The Indonesian government has been raising taxes on tobacco products almost every year since 2014, but that has not had a significant impact on smoking rates.
INDUSTRY REBUKE
The sharp excise hike was criticized by some companies and industry lobby groups on Monday.
Hananto Wibisono, spokesman for Indonesia Tobacco Community Alliance, said in a statement that the increase risked increasing the spread of illegal cigarettes.
“If illegal cigarettes become widespread, then all parties are disadvantaged, from legal cigarette manufacturers, their workers, to tobacco and clove farmers. The government will also be at disadvantage because illegal cigarette producers don’t pay excise taxes,” he said.
Philip Morris-controlled HM Sampoerna, one of Indonesia’s biggest cigarette companies, said they had received no warning for the increase.
“It will definitely disrupt the tobacco ecosystem,” HM Sampoerna director Troy Modlin said in a statement.
Gudang Garam and the unlisted Djarum, Indonesia’s two of the country’s other largest tobacco companies, did not respond to requests for comment.

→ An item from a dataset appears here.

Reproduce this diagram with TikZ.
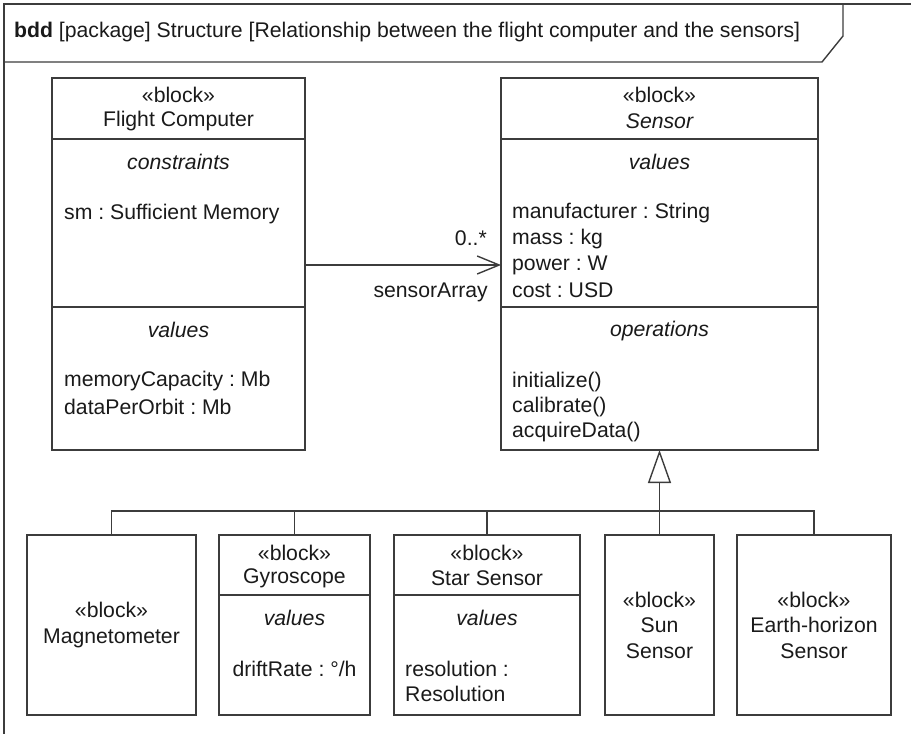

Both Gudang Garam and HM Sampoerna saw their shares tumble by more than 20 percent on Monday, with analysts warning the increase could hurt the Indonesian tobacco giants’ 2020 earnings.
Indrawati told reporters the excise hike would only result in a 10% increase on the labour-intensive, domestic handrolled cigarette industry.
“But for companies whose turnover is over 50 billion rupiah, the increase is relatively higher,” she said.
Indonesia aims to collect 172 trillion rupiah ($12.32 billion) of revenue from tobacco excises in 2020, according to government proposals for next year’s state budget that is awaiting parliamentary approval.